• TASK DESCRIPTION: Please, without the pictures, retype exactly the lines from the start of the material through the line that holds "step = 55.6 / GROUP".

• INFORMATION PROVIDED:
•••
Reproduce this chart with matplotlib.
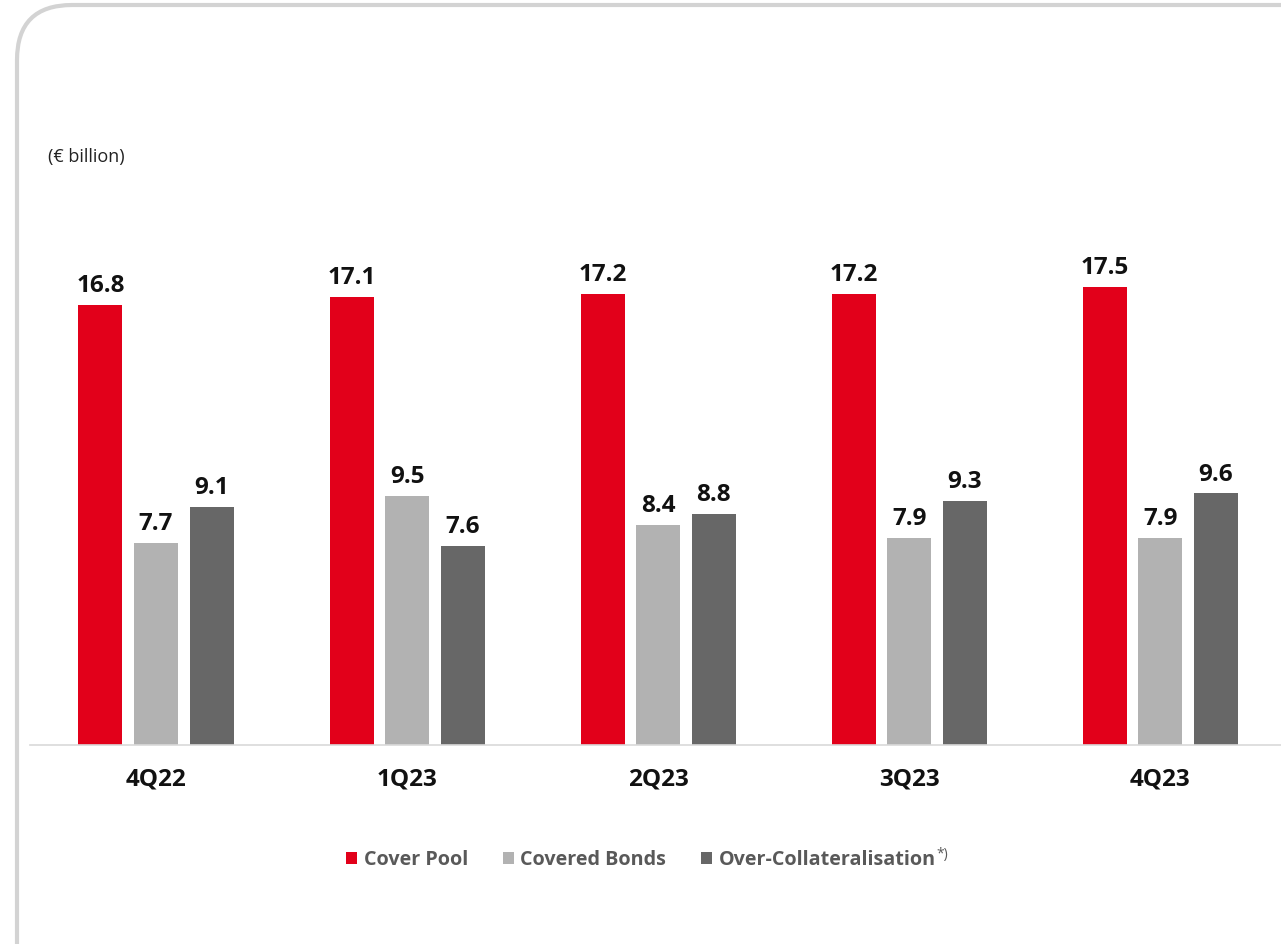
import numpy as np
import matplotlib.pyplot as plt
from matplotlib.patches import FancyBboxPatch, Patch
from matplotlib.transforms import IdentityTransform

plt.rcParams['font.family'] = ['Open Sans', 'DejaVu Sans']

quarters = ["4Q22", "1Q23", "2Q23", "3Q23", "4Q23"]
cover_pool = [16.8, 17.1, 17.2, 17.2, 17.5]
covered_bonds = [7.7, 9.5, 8.4, 7.9, 7.9]
over_collat = [9.1, 7.6, 8.8, 9.3, 9.6]

series = [
    ("Cover Pool", cover_pool, "#e2001a"),
    ("Covered Bonds", covered_bonds, "#b2b2b2"),
    ("Over-Collateralisation", over_collat, "#676767"),
]

W, H, DPI = 1281, 944, 100
GROUP = 251.1  # px between quarter groups


def main():
    fig = plt.figure(figsize=(W / DPI, H / DPI), dpi=DPI)

    # rounded panel border, running off the right and bottom edges
    frame = FancyBboxPatch((17, -80), 1400, 944 - 5 + 80,
                           boxstyle="round,pad=0,rounding_size=55",
                           transform=IdentityTransform(), fill=False,
                           edgecolor="#d3d3d3", linewidth=3)
    fig.patches.append(frame)

    ax = fig.add_axes([30 / W, 1 - 745 / H, 1251 / W, 545 / H])
    x = np.arange(len(quarters))
    width = 44 / GROUP
    step = 55.6 / GROUP

    for i, (name, vals, color) in enumerate(series):
        bars = ax.bar(x + (i - 1) * step, vals, width=width, color=color, label=name)
        ax.bar_label(bars, labels=[f"{v:.1f}" for v in vals], padding=5,
                     fontsize=17.5, fontweight="bold", color="#111111")

    ax.set_xlim(-126 / GROUP, -126 / GROUP + 1251 / GROUP)
    ax.set_ylim(0, 545 / 26.2)
    ax.set_xticks(x)
    ax.set_xticklabels(quarters, fontsize=17.5, fontweight="bold", color="#111111")
    ax.tick_params(axis="x", length=0, pad=16)
    ax.set_yticks([])
    for s in ["top", "left", "right"]:
        ax.spines[s].set_visible(False)
    ax.spines["bottom"].set_color("#d9d9d9")
    ax.spines["bottom"].set_linewidth(1.2)

    fig.text(48 / W, 1 - 157 / H, "(\u20ac billion)", fontsize=13, color="#222222",
             ha="left", va="center")

    handles = [Patch(facecolor=c, edgecolor="none") for _, _, c in series]
    leg = fig.legend(handles, [n for n, _, _ in series], ncol=3,
                     loc="center", bbox_to_anchor=(641 / W, 1 - 860 / H),
                     frameon=False, handlelength=0.55, handleheight=0.55,
                     handletextpad=0.35, columnspacing=1.75,
                     prop={"size": 14.2, "weight": "bold"})
    for t in leg.get_texts():
        t.set_color("#595959")

    # footnote marker after the last legend entry
    fig.canvas.draw()
    bb = leg.get_texts()[-1].get_window_extent()
    fig.text((bb.x1 + 1) / W, (bb.y1 + 3) / H, "*)", fontsize=10,
             color="#595959", ha="left", va="top")

    fig.savefig("out.png", dpi=DPI)


if __name__ == "__main__":
    main()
•••
• ANSWER FOR THE TASK:
Reproduce this chart with matplotlib.
import numpy as np
import matplotlib.pyplot as plt
from matplotlib.patches import FancyBboxPatch, Patch
from matplotlib.transforms import IdentityTransform

plt.rcParams['font.family'] = ['Open Sans', 'DejaVu Sans']

quarters = ["4Q22", "1Q23", "2Q23", "3Q23", "4Q23"]
cover_pool = [16.8, 17.1, 17.2, 17.2, 17.5]
covered_bonds = [7.7, 9.5, 8.4, 7.9, 7.9]
over_collat = [9.1, 7.6, 8.8, 9.3, 9.6]

series = [
    ("Cover Pool", cover_pool, "#e2001a"),
    ("Covered Bonds", covered_bonds, "#b2b2b2"),
    ("Over-Collateralisation", over_collat, "#676767"),
]

W, H, DPI = 1281, 944, 100
GROUP = 251.1  # px between quarter groups


def main():
    fig = plt.figure(figsize=(W / DPI, H / DPI), dpi=DPI)

    # rounded panel border, running off the right and bottom edges
    frame = FancyBboxPatch((17, -80), 1400, 944 - 5 + 80,
                           boxstyle="round,pad=0,rounding_size=55",
                           transform=IdentityTransform(), fill=False,
                           edgecolor="#d3d3d3", linewidth=3)
    fig.patches.append(frame)

    ax = fig.add_axes([30 / W, 1 - 745 / H, 1251 / W, 545 / H])
    x = np.arange(len(quarters))
    width = 44 / GROUP
    step = 55.6 / GROUP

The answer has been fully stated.